There are sudden voices outside, lowered, but furious. “No, you can’t do that to her. Or me.” It’s Jesse, and he so seldom gets angry that she stays stock still in the room, listening.

“It’s no use, Jesse. This year has shown me that. I don’t think Ari even missed me.”

“She misses you,” he says.

Celeste can imagine Veronica shaking her head sadly. “We saw each other three times this year. And yes, it was under such strange circumstances as to make the experiences bizarre. I was stuck here. In the States. And I realized that I did not want to stay, even for our daughter.”

“You mean you’re just going to leave, and not take her with you?”

There’s a long silence, so long that Celeste thinks they’ve gone, and she edges to the door. Through the gap between the frame and the door she sees Veronica in Jesse’s arms: but she’s crying quietly into his shoulder, and he’s gently rubbing her back and not looking at her, but wearing an expression Celeste has never seen on his face. At last, they part and Veronica wipes her eyes. She kisses his cheek briefly, brushes away a tear with her thumb, and turns away.

Jesse lets her get out of the house before he turns towards the studio and says wryly, “You can come out now, you creeper.”

Celeste emerges sheepishly. “How did you know I was there?”

“Shadows and scent,” he says, shortly, as if it should be obvious. “So that’s a fun thing to drop on Ari on her birthday.”

Celeste shrugs. “These things happen, Jess. She has you.” She grins, wryly. “When I think how unsure you were about parenthood, before she was born... I don’t know what I’m doing, you wailed. And maybe you aren’t good at romantical relationships, but you are a damned good dad.”

“Why, danke schön, meine Frau,” he says, dropping into the German accent he still occasionally uses when he’s trying to pretend there are no awkward emotions in the room, and drawing out the ‘er’ sound of ‘schön’ with comic over-statement.

They smile at each other. Then she’s in his arms, and she’s holding him tight, and he’s holding her. “I miss you,” they say together, and it’s always true, but this time more than any other.

They return to the yard, picking up more food from the kitchen (“How many days were you cooking for this little get-together?” she asks, amazed) and as the shadows lengthen and the lights brighten in the dusk, and the kids get quiet and sleepy, they all sit together and talk and laugh and merely enjoy the pleasure of each other’s company. Finally, Paul’s the one to break things up, holding Max on his shoulder who’s fast asleep, and they collect their kids and cope with the resulting wails of tiredness and being disturbed, pack them into cars and drive away, after hasty hugs and goodbye kisses.
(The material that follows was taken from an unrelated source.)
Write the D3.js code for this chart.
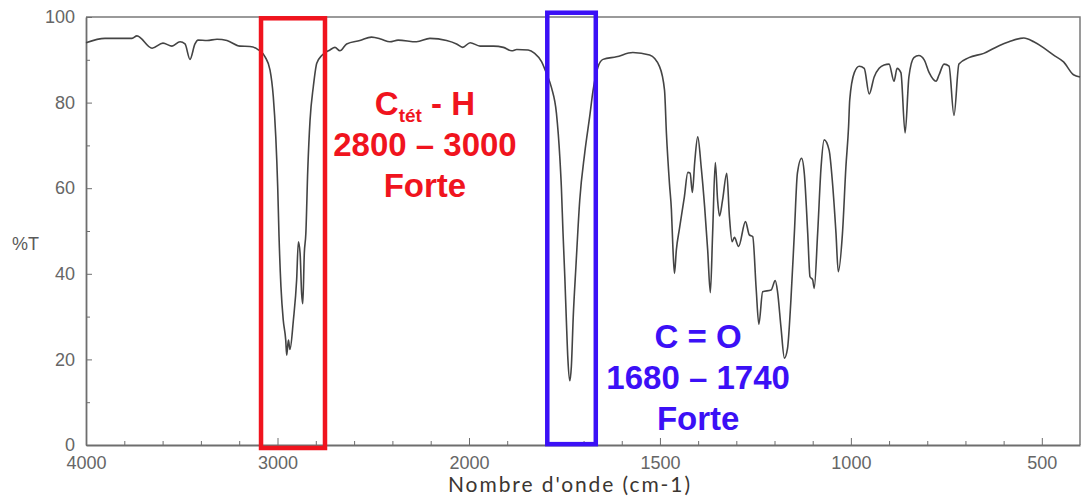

Jesse and Ari survey the disaster zone that is the kitchen. “So that was fun,” he says, rolling up his sleeves. “How about you pack up all the food while I do the dishes?”

They work steadily, singing along to a playlist of music Ari likes (heavily weighted towards K-pop groups and leavened with occasional hard rock, or so Jesse likes to think of it), and it’s only afterwards, when he’s slumped on the couch and thinking about smoking some weed, that Ari emerges from her room in her pyjamas and sits down heavily beside him. “Dad,” she says, seriously, “did Mom tell you she’s going back to Antwerp?”

He looks at her and puts his arm round her. It delights him when she cuddles up to him like this, like he’s still her favorite person in the world. “She did. You okay with that?”

“I mean, I’d like it if she stayed, but I prefer living here. This,” she gestures with her free hand encompassing him, the whole house, and maybe the neighborhood as well, “is home. Not Mom or her place.”

“Okay. Good.” She flings herself onto him, hugs him with the peculiarly strangling grip that, weirdly, he enjoys, and they settle down to watch TV together.

Later still, when Ari’s in bed fast asleep with her plush penguin cuddled up beneath her chin, he goes outside to switch off all the lights. In the sudden dark, he reflects that he knows three things about himself: that he is a loving father; a good artist; and that he will always miss Celeste.